The euro zone’s gross domestic product plunged 2.5 per cent in the first quarter and markets expect that the ECB will keep rates – the highest among major central banks – steady until the end of the third quarter of next year.

READ MORE

“In general, the overall mood is – right or wrong – today a little bit better than it was before,” Mr Trichet said. “Economic activity over the remainder of this year is likely to remain weak, although the pace of contraction is clearly slowing down.”

He said the euro zone economy was likely to inch out of recession by the end of this year but not necessarily back to growth.

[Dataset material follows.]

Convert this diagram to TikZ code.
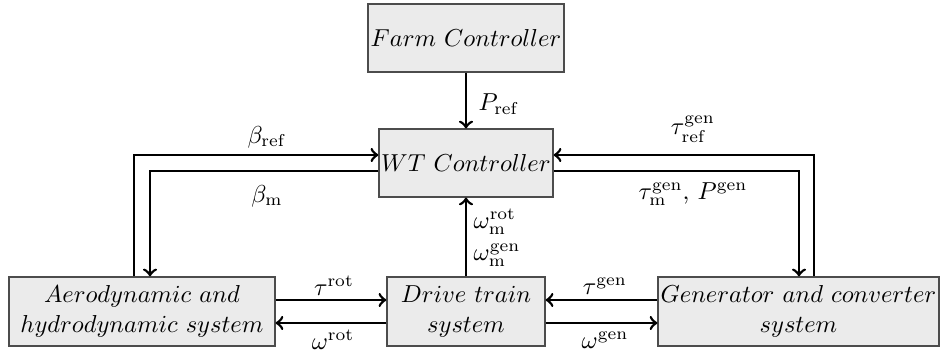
\documentclass[tikz,border=0pt]{standalone}
\usetikzlibrary{calc}
\begin{document}
\begin{tikzpicture}[x=0.408pt,y=-0.408pt,
  blk/.style={draw=black!70,line width=0.5pt,fill=black!8,inner sep=0pt,align=center,minimum height=28.2pt},
  sig/.style={->,line width=1.1pt},
  lbl/.style={inner sep=0pt}]
\useasboundingbox (0,0) rectangle (944,355);
\node[blk,minimum width=80pt,minimum height=27.7pt] (farm) at (466,38) {$Farm\ Controller$};
\node[blk,minimum width=71pt,minimum height=27.7pt] (wt) at (466,163) {$WT\ Controller$};
\node[blk,minimum width=108.5pt] (aero) at (142,311.5) {$Aerodynamic\ and$\\$hydrodynamic\ system$};
\node[blk,minimum width=64.5pt] (drive) at (466,311.5) {$Drive\ train$\\$system$};
\node[blk,minimum width=114.6pt] (gen) at (798.5,311.5) {$Generator\ and\ converter$\\$system$};
% farm -> wt
\draw[sig] (farm) -- (wt);
% aero <-> wt
\draw[sig] ($(aero.north)+(-8,0)$) |- ($(wt.west)+(0,-8)$);
\draw[sig] ($(wt.west)+(0,8)$) -| ($(aero.north)+(8,0)$);
% gen <-> wt
\draw[sig] ($(gen.north)+(15.5,0)$) |- ($(wt.east)+(0,-8)$);
\draw[sig] ($(wt.east)+(0,8)$) -| ($(gen.north)+(0.5,0)$);
% drive -> wt
\draw[sig] (drive) -- (wt);
% aero <-> drive
\draw[sig] ($(aero.east)+(0,-11.5)$) -- ($(drive.west)+(0,-11.5)$);
\draw[sig] ($(drive.west)+(0,11.5)$) -- ($(aero.east)+(0,11.5)$);
% gen <-> drive
\draw[sig] ($(gen.west)+(0,-11.5)$) -- ($(drive.east)+(0,-11.5)$);
\draw[sig] ($(drive.east)+(0,11.5)$) -- ($(gen.west)+(0,11.5)$);
% labels
\node[lbl] (lpref) at (499,104) {$P_{\mathrm{ref}}$};
\node[lbl] (lbref) at (267,137) {$\beta_{\mathrm{ref}}$};
\node[lbl] (lbm) at (267,196) {$\beta_{\mathrm{m}}$};
\node[lbl] (ltref) at (693,129) {$\tau^{\mathrm{gen}}_{\mathrm{ref}}$};
\node[lbl] (ltm) at (693,194) {$\tau^{\mathrm{gen}}_{\mathrm{m}}$, $P^{\mathrm{gen}}$};
\node[lbl,align=left] (lwm) at (497,238) {$\omega^{\mathrm{rot}}_{\mathrm{m}}$\\[1pt]$\omega^{\mathrm{gen}}_{\mathrm{m}}$};
\node[lbl] (ltrot) at (334,286) {$\tau^{\mathrm{rot}}$};
\node[lbl] (lorot) at (333,340) {$\omega^{\mathrm{rot}}$};
\node[lbl] (ltgen) at (605,286) {$\tau^{\mathrm{gen}}$};
\node[lbl] (logen) at (605,340) {$\omega^{\mathrm{gen}}$};
\end{tikzpicture}
\end{document}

Mr Trichet’s comments – that he saw the recession bottoming out and inflation turning positive before year end – were taken negatively by bond investors and two-year Schatz yields hit a session high during his post-decision news conference.

“In the current situation the rate outlook is still the same,” said Lloyds TSB economist Kenneth Broux. “We need to see PMIs [purchasing managers’ indexes] above 50 and stay there for a few months – if we see a follow-through I think the markets will bring rate-hike expectations earlier.”

The ECB has cut interest rates by 325 basis points since October, but they remain the highest among the biggest developed economies.

The Bank of England, which also met on yesterday, left rates at 0.5 per cent but raised its bond purchases to tackle the UK recession by £50 billion (€58.4 billion).

Mr Trichet gave no signal that the ECB was planning any imminent exit from its supportive stance and said that the ECB had not changed its attitude to rates in the last month.

“The balance of risks to activity is balanced . . . and the same for inflation. From that standpoint it would be much more correct to say that we are exactly in the same kind of mood that we were in our last meeting,” he said.

Asked if rates could rise even before growth returns, he added: “We will do whatever is necessary to permit the delivery of price stability to be effective and to be credible. We have only one needle in our compass and we will continue to do whatever is necessary to deliver.”

He also said the ECB was not planning any new credit-easing measures to boost the economy, and would give liquidity injections and its covered bond purchase programme time to work.